Customer deposits reached AED327 billion, reflecting a 2% increase, while total assets grew to AED423 billion, reinforcing the bank’s strong balance sheet.

Mohammed Ibrahim Al-Shaibani, Chairman of DIB, said the first half of 2026 was shaped by geopolitical uncertainty, changing interest rate expectations and fluctuating market sentiment. Despite these global challenges, he said the UAE economy continued to demonstrate resilience through economic diversification, prudent policymaking and a robust financial sector.

He highlighted that Dubai’s gross domestic product reached AED232 billion in the first quarter of 2026, representing 2.4% year-on-year growth.

Al-Shaibani said DIB’s results reflected disciplined governance, strong capital management and prudent balance sheet strategies. He also noted that the bank’s successful US$1 billion Additional Tier 1 sukuk issuance strengthened its access to international capital markets while supporting future growth opportunities.

Group Chief Executive Officer Dr. Adnan Chilwan said the bank maintained solid earnings momentum, driven by sustained demand for its Sharia-compliant banking products and services across both retail and wholesale banking segments.

He said operating profit reached AED4.8 billion, pre-tax profit stood at AED4.3 billion, while post-tax profit remained stable at AED3.7 billion. The bank also maintained a pre-tax return on tangible equity close to 20%, reflecting its focus on delivering sustainable shareholder returns.

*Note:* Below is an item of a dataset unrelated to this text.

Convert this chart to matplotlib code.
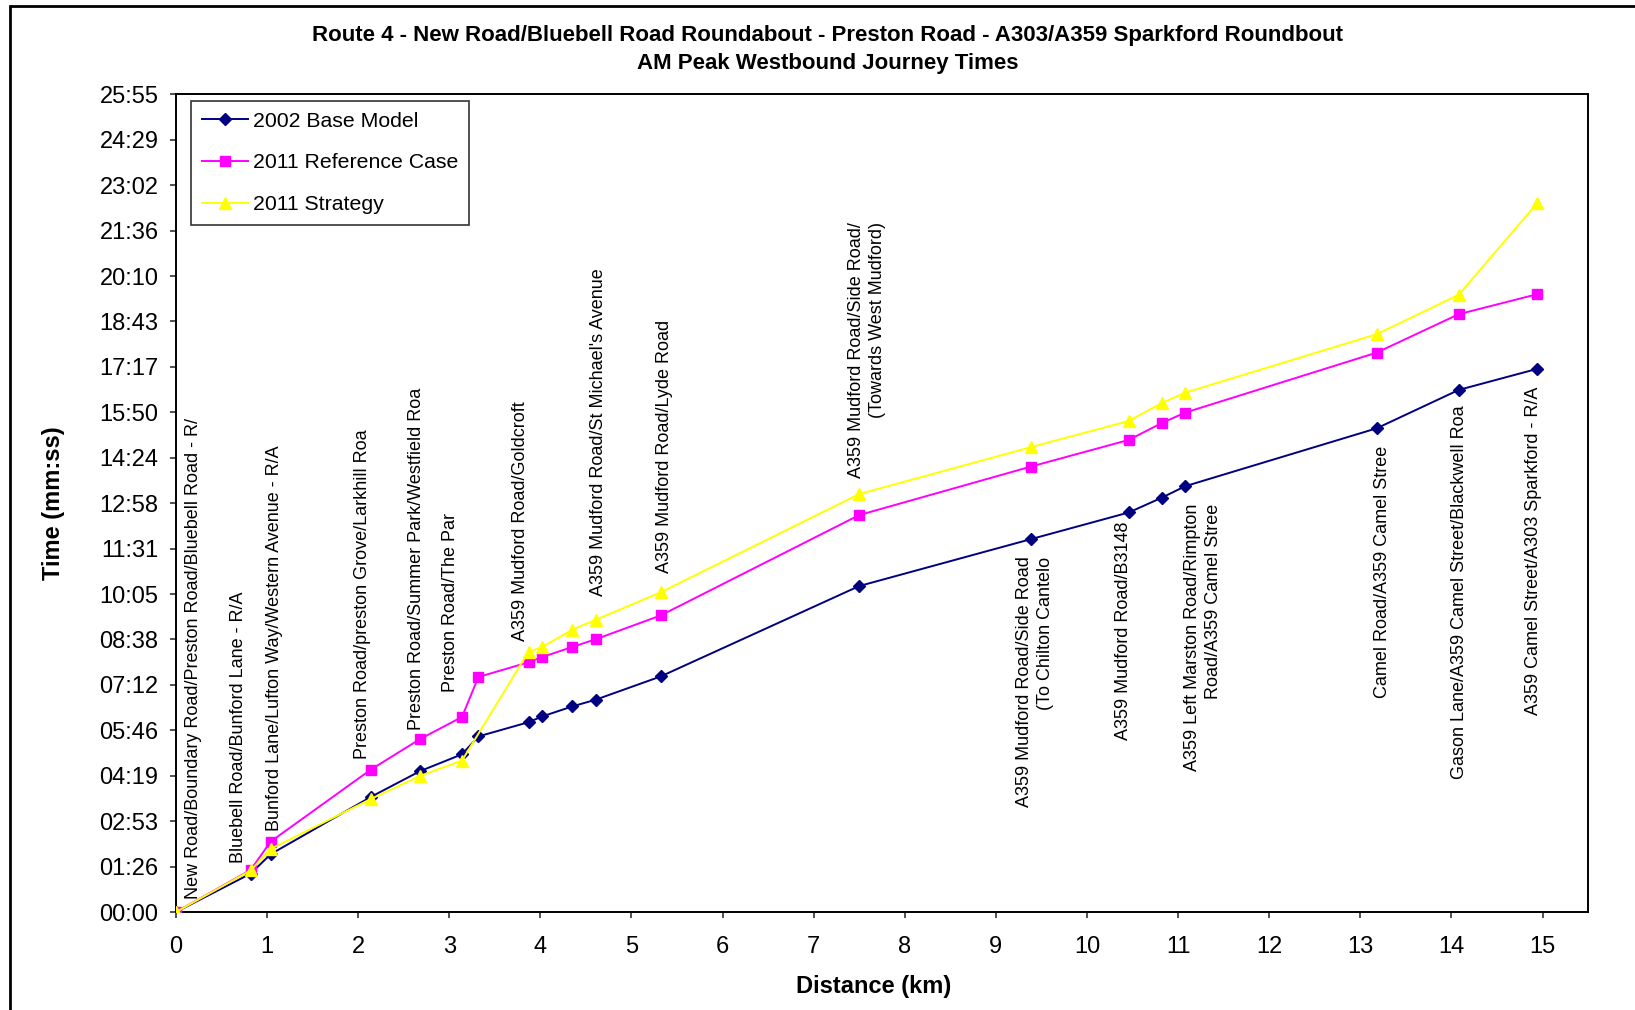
import matplotlib
matplotlib.use('Agg')
import matplotlib.pyplot as plt
from matplotlib.patches import Rectangle
from matplotlib.ticker import FixedLocator, FuncFormatter

plt.rcParams['font.family'] = ['Liberation Sans', 'DejaVu Sans']

# journey times in seconds, distance in km
distance = [0, 0.82, 1.04, 2.14, 2.68, 3.14, 3.32, 3.87, 4.02, 4.35, 4.61, 5.32,
            7.50, 9.38, 10.46, 10.82, 11.08, 13.18, 14.08, 14.94]
base_model = [0, 73, 110, 219, 268, 300, 334, 361, 372, 391, 404, 448,
              620, 709, 760, 788, 810, 920, 993, 1033]
reference_case = [0, 80, 134, 271, 329, 371, 447, 475, 485, 504, 519, 564,
                  755, 847, 898, 930, 950, 1064, 1137, 1175]
# strategy has no point at 3.32 km
distance_strategy = [0, 0.82, 1.04, 2.14, 2.68, 3.14, 3.87, 4.02, 4.35, 4.61, 5.32,
                     7.50, 9.38, 10.46, 10.82, 11.08, 13.18, 14.08, 14.94]
strategy = [0, 79, 120, 215, 259, 288, 495, 504, 537, 556, 608,
            795, 884, 934, 968, 988, 1099, 1174, 1348]

# junction labels (text as shown, clipped by the original chart)
labels_above = [
    'New Road/Boundary Road/Preston Road/Bluebell Road - R/',
    'Bluebell Road/Bunford Lane - R/A',
    'Bunford Lane/Lufton Way/Western Avenue - R/A',
    'Preston Road/preston Grove/Larkhill Roa',
    'Preston Road/Summer Park/Westfield Roa',
    'Preston Road/The Par',
    'A359 Mudford Road/Goldcroft',
    "A359 Mudford Road/St Michael's Avenue",
    'A359 Mudford Road/Lyde Road',
    'A359 Mudford Road/Side Road/\n(Towards West Mudford)',
]
above_x = [0.19, 0.69, 1.08, 2.05, 2.64, 3.01, 3.78, 4.64, 5.36, 7.59]
above_y = [25, 94, 155, 292, 347, 419, 516, 602, 645, 826]

labels_below = [
    'A359 Mudford Road/Side Road\n(To Chilton Cantelo',
    'A359 Mudford Road/B3148',
    'A359 Left Marston Road/Rimpton\nRoad/A359 Camel Stree',
    'Camel Road/A359 Camel Stree',
    'Gason Lane/A359 Camel Street/Blackwell Roa',
    'A359 Camel Street/A303 Sparkford - R/A',
]
below_x = [9.43, 10.40, 11.27, 13.24, 14.09, 14.90]
below_y = [676, 743, 777, 886, 964, 1000]

TICK_STEP = 86.4  # 0.001 day


def mmss(v, pos=None):
    s = int(round(v))
    return '%02d:%02d' % (s // 60, s % 60)


fig = plt.figure(figsize=(16.35, 10.1), dpi=100)
ax = fig.add_axes([0.1076, 0.097, 0.8637, 0.8096])

ax.plot(distance, base_model, color='#000080', marker='D', markersize=6.5, linewidth=1.4,
        label='2002 Base Model', zorder=3)
ax.plot(distance, reference_case, color='#ff00ff', marker='s', markersize=7, linewidth=1.4,
        label='2011 Reference Case', zorder=4)
ax.plot(distance_strategy, strategy, color='#ffff00', marker='^', markersize=9, linewidth=1.4,
        label='2011 Strategy', zorder=5)

for txt, x, y in zip(labels_above, above_x, above_y):
    ax.text(x, y, txt, rotation=90, ha='center', va='bottom', fontsize=13,
            multialignment='right', linespacing=1.3, zorder=6)
for txt, x, y in zip(labels_below, below_x, below_y):
    ax.text(x, y, txt, rotation=90, ha='center', va='top', fontsize=13,
            multialignment='right', linespacing=1.3, zorder=6)

ax.set_xlim(0, 15.5)
ax.set_ylim(0, 18 * TICK_STEP)
ax.set_xticks(range(0, 16))
ax.yaxis.set_major_locator(FixedLocator([i * TICK_STEP for i in range(19)]))
ax.yaxis.set_major_formatter(FuncFormatter(mmss))
ax.tick_params(axis='both', labelsize=17, length=4.5, width=1.2, direction='out', color='#333333')
ax.tick_params(axis='x', pad=13)
ax.tick_params(axis='y', pad=8)
for sp in ax.spines.values():
    sp.set_linewidth(1.4)
    sp.set_color('black')

ax.set_xlabel('Distance (km)', fontsize=17, fontweight='bold', labelpad=12)
ax.xaxis.label.set_x(0.494)
ax.set_ylabel('Time (mm:ss)', fontsize=17, fontweight='bold', labelpad=25)

fig.text(0.506, 0.965, 'Route 4 - New Road/Bluebell Road Roundabout - Preston Road - A303/A359 Sparkford Roundbout',
         ha='center', va='center', fontsize=16, fontweight='bold')
fig.text(0.506, 0.937, 'AM Peak Westbound Journey Times',
         ha='center', va='center', fontsize=16, fontweight='bold')

leg = ax.legend(loc='upper left', bbox_to_anchor=(0.0106, 0.992), fontsize=15.3,
                fancybox=False, edgecolor='#333333', framealpha=1, handlelength=2.2,
                labelspacing=1.08, borderpad=0.5, handletextpad=0.2, borderaxespad=0)
leg.get_frame().set_linewidth(1.2)

# outer chart border (runs off the right and bottom of the picture)
fig.patches.append(Rectangle((10 / 1635, -0.05), 1.1, 1 - 6 / 1010 + 0.05,
                             transform=fig.transFigure, fill=False, edgecolor='black',
                             linewidth=2, zorder=10))

fig.savefig('out.png', dpi=100)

Chilwan added that asset quality continued to improve, with the non-performing financing ratio declining to 2.4%, while the cost of risk remained low at 28 basis points and cash coverage improved to 122%.

The bank also maintained strong capital and liquidity positions, reporting a Common Equity Tier 1 ratio of 13.0%, a capital adequacy ratio of 16.1%, a liquidity coverage ratio of 140%, and a net stable funding ratio of 105%.

DIB’s digital transformation also continued to gain momentum, with registered digital banking users increasing 16% compared with the same period last year.

In line with its sustainability strategy, the bank said it extended AED3.1 billion in sustainable finance and provided an additional AED2.1 billion in sustainability-linked financing since the start of 2026.